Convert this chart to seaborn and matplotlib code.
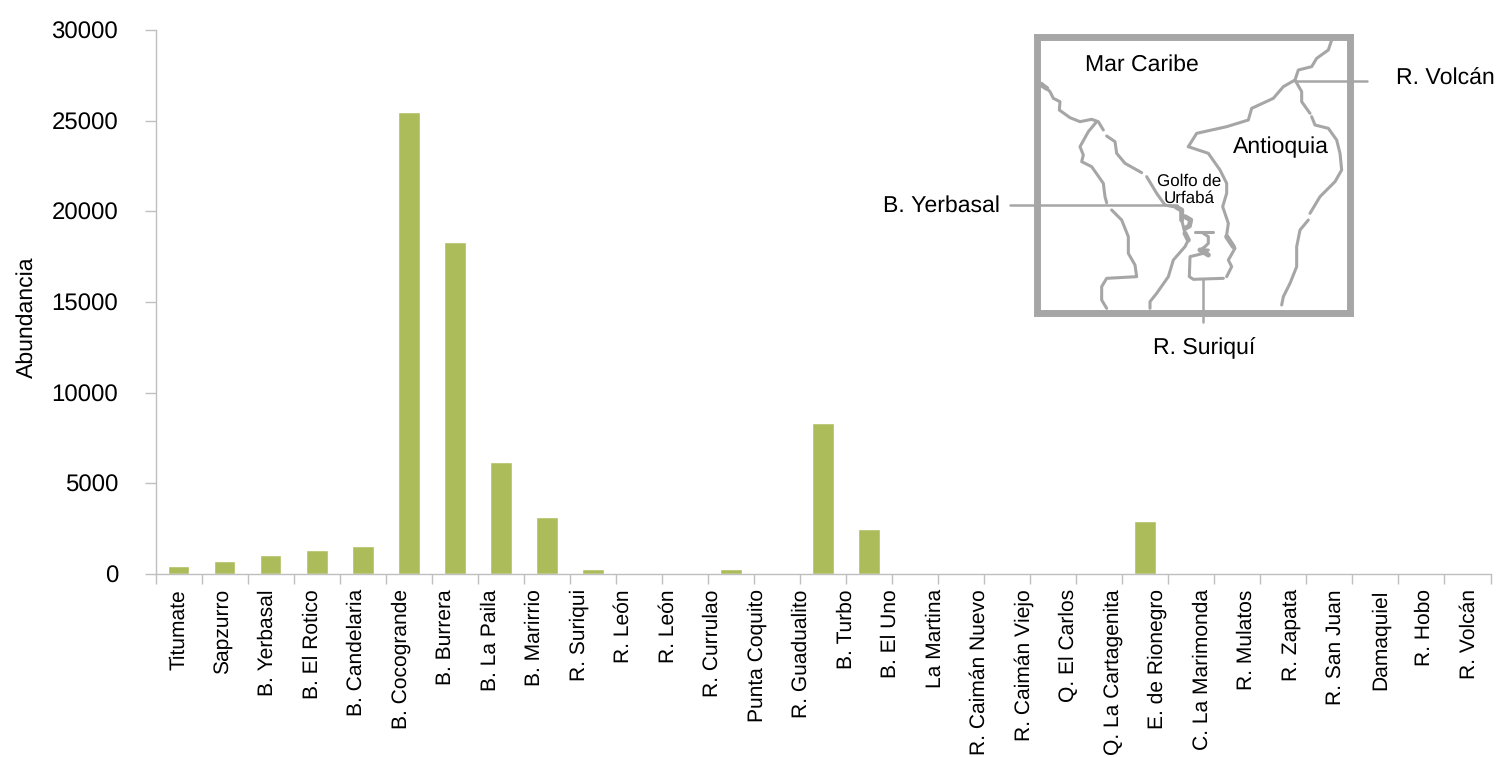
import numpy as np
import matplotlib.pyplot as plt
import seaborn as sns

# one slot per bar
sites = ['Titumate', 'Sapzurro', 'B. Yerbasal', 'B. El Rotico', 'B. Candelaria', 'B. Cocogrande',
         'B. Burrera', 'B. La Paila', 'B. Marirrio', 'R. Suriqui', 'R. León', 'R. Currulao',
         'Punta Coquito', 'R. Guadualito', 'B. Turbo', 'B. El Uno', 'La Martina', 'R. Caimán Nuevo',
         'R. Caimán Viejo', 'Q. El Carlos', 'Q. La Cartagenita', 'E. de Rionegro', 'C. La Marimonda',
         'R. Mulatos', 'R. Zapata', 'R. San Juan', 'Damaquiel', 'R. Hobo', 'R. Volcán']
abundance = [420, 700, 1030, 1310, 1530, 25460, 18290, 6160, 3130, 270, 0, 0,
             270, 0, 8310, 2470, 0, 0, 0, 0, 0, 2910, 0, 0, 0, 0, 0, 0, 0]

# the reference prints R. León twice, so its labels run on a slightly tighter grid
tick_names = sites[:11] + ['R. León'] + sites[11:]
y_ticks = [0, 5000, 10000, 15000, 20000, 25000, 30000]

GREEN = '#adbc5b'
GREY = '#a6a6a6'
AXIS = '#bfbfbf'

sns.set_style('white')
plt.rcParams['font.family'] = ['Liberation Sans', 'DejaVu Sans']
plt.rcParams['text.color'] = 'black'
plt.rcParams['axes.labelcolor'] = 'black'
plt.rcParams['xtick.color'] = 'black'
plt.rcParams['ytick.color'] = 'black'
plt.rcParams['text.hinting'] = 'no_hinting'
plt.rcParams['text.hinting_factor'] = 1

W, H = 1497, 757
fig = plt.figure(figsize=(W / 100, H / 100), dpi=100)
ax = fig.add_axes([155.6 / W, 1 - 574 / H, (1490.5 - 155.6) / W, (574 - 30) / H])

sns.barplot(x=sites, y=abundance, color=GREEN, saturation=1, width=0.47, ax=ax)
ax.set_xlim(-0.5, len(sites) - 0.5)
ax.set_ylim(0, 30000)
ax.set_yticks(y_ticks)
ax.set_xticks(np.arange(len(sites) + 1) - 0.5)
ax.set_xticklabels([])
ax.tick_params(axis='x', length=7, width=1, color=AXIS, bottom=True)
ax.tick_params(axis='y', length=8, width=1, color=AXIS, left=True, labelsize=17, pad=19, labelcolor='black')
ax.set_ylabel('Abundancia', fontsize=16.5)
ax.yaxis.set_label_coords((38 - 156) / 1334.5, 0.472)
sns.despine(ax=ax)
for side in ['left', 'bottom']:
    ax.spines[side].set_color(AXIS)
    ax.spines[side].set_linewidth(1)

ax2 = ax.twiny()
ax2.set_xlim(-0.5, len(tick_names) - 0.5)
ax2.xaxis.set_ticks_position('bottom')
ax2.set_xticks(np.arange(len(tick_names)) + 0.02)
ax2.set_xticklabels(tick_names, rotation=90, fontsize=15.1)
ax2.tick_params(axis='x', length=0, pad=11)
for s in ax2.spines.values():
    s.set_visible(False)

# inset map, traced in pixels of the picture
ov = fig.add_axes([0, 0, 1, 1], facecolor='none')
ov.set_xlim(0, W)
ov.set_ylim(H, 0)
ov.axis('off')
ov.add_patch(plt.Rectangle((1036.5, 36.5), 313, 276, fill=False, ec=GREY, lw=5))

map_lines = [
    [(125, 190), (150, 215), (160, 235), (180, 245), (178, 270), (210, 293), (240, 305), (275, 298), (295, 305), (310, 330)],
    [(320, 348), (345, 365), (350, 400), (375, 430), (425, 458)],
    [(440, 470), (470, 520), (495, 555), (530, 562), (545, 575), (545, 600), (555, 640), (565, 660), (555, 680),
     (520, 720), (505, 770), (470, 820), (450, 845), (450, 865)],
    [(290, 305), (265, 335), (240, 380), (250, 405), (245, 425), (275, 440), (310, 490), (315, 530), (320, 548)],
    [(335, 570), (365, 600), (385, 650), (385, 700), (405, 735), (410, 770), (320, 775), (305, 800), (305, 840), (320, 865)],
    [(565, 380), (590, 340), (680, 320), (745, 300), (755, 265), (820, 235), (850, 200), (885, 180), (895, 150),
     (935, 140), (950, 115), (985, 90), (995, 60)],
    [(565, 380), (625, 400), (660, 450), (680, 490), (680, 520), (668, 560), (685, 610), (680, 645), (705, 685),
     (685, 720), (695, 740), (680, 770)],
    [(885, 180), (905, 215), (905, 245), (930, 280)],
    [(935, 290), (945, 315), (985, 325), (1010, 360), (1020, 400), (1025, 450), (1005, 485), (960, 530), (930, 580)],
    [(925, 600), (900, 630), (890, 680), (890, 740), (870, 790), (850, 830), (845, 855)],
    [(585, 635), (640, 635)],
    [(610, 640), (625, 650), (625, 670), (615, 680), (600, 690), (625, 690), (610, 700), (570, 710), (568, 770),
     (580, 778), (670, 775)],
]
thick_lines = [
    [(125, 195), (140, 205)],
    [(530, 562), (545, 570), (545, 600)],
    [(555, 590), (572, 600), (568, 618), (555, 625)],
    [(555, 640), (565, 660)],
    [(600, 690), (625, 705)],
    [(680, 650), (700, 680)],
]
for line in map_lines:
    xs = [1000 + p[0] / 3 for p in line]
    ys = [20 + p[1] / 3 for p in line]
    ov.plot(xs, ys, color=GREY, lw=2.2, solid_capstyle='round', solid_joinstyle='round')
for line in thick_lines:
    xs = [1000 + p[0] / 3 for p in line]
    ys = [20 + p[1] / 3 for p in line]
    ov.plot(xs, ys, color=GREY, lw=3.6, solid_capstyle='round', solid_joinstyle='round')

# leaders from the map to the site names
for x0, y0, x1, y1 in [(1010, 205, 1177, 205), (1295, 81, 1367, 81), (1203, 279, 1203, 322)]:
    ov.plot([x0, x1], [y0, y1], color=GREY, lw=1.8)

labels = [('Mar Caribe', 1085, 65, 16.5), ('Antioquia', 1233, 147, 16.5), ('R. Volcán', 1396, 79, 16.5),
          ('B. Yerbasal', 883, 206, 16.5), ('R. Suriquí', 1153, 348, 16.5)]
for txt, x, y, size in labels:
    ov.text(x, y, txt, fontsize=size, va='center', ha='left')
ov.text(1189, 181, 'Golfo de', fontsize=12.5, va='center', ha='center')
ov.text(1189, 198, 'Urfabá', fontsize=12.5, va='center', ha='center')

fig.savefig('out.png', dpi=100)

★ ★ ★ ★ ★ ★ ★

• Objective
How many lines of the listing include the string "seaborn"? Answer with the number alone.

• Answer to this task
2